Kiwi food waste habits laid bare in survey

17:00, May 29 2014
RUBBISH JOB: Lorrayne Mines sifts through Wellingtonians’ discarded food at the Southern Landfill. 

The dirty secrets of Wellington households are being revealed as part of a region-wide survey on food waste.

Rubbish bags from 300 homes were torn open and analysed at the Southern Landfill, between Brooklyn and Owhiro Bay, this week to determine how much food the region threw away.

A dozen staunch workers pushed aside smelly nappies, dirty underpants and other unsavoury trash to get to binned food.

Each home's waste was sorted into food types, then weighed and recorded on a spreadsheet. Feijoas, mandarin peelings, half-eaten chicken thighs and bread were common items.

Much of the binned food was perfectly good, but might have passed its "best by" date, said Meagan Miller, Wellington City Council's waste minimisation officer.

"Once upon a time people smelled things, now people just look at a date and panic. You've got a lot of hungry people in the world, you've got to question why we're throwing so much away."


Binning groceries was not only a waste of food, but also the water used on crops, and fuel for transport, she said.

She would use the findings to calculate how much money an average Wellington household wasted by binning food. In a similar British study from 2007, the average household threw away four kilograms of edible food each week, wasting $1377 a year.
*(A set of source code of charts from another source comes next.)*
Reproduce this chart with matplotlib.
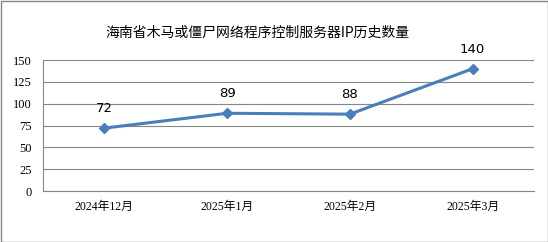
import matplotlib
matplotlib.use("Agg")
import matplotlib.pyplot as plt
from matplotlib.patches import Rectangle

categories = ["2024年12月", "2025年1月", "2025年2月", "2025年3月"]
values = [72, 89, 88, 140]
yticks = [0, 25, 50, 75, 100, 125, 150]
title = "海南省木马或僵尸网络程序控制服务器IP历史数量"

serif = ["Liberation Serif", "Noto Sans CJK SC"]
cjk = ["Noto Sans CJK SC", "DejaVu Sans"]

fig = plt.figure(figsize=(5.48, 2.42), dpi=100)
ax = fig.add_axes([43/548, 1-191/242, (534-43)/548, (191-60)/242])

x = list(range(len(categories)))
ax.plot(x, values, color="#4a7ebb", lw=2.2, marker="D", ms=5.5, zorder=3)
for xi, v in zip(x, values):
    ax.annotate(str(v), (xi, v), xytext=(0, 14), textcoords="offset points",
                ha="center", va="center", fontsize=9.5, family="DejaVu Sans")

ax.set_xlim(-0.5, 3.5)
ax.set_ylim(0, 150)
ax.set_yticks(yticks)
ax.set_xticks(x)
ax.set_xticklabels(categories, family=serif, fontsize=8.5)
for lab in ax.get_yticklabels():
    lab.set_family(serif)
    lab.set_fontsize(9)
ax.tick_params(axis="both", length=0, pad=7)
ax.tick_params(axis="y", pad=8)
ax.grid(axis="y", color="#868686", lw=0.8)
ax.set_axisbelow(True)
for s in ["top", "right"]:
    ax.spines[s].set_visible(False)
for s in ["left", "bottom"]:
    ax.spines[s].set_color("#868686")
    ax.spines[s].set_linewidth(0.8)

fig.text(257/548, 1-33/242, title, ha="center", va="center", fontsize=10, family=cjk)
fig.patches.append(Rectangle((0.5/548, 0.5/242), 1-1/548, 1-1/242, transform=fig.transFigure,
                             fill=False, edgecolor="#868686", lw=1.0))
fig.savefig("out.png", dpi=100)
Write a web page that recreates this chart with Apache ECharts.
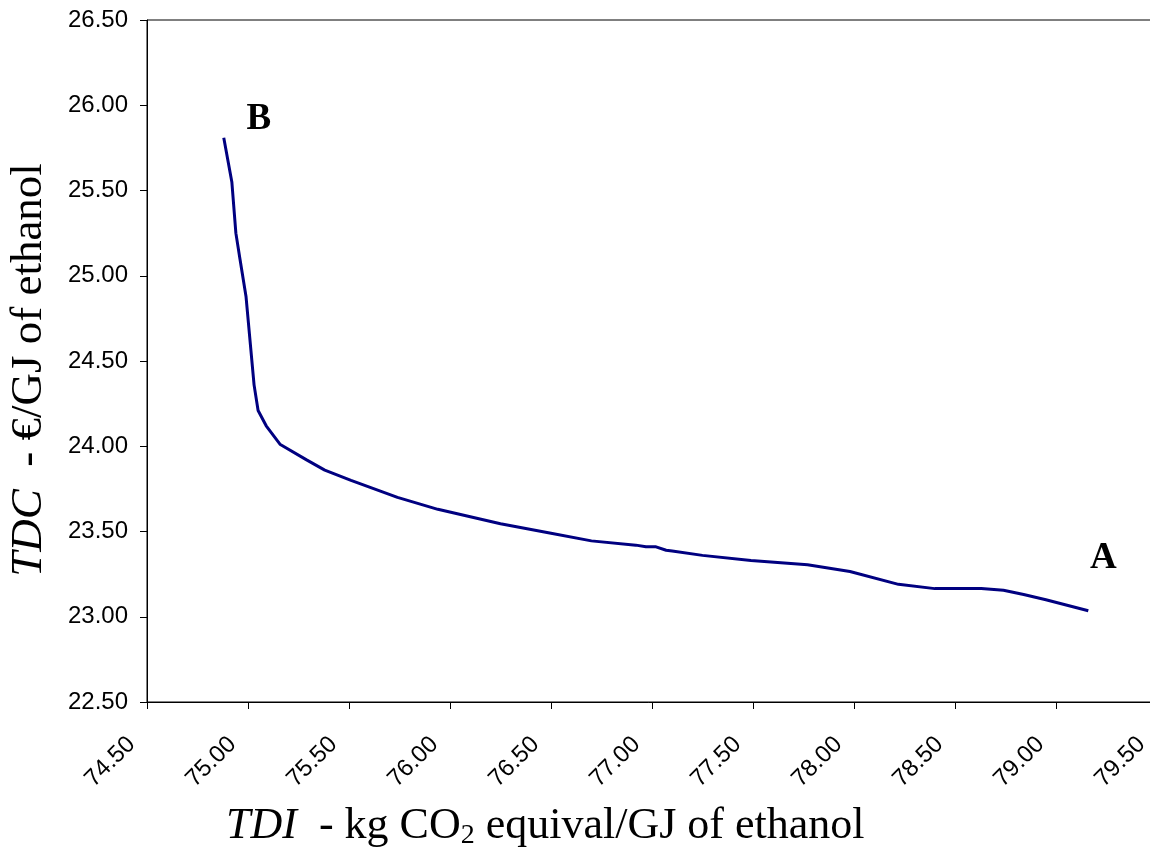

The surveyed households were chosen to reflect Wellington's economic makeup. An education campaign is now being devised by greater Wellington's nine councils to combat food waste, likely to include tips about cooking leftovers and storing food correctly.

Writing a shopping list was the best way to avoid buying unnecessary groceries, Miller said. "It's so simple but so effective."

No information yet existed on New Zealanders' food waste habits, and Wellington's survey was being watched with interest by councils nationwide, said project co-ordinator Roderick Boys, of Upper Hutt City Council.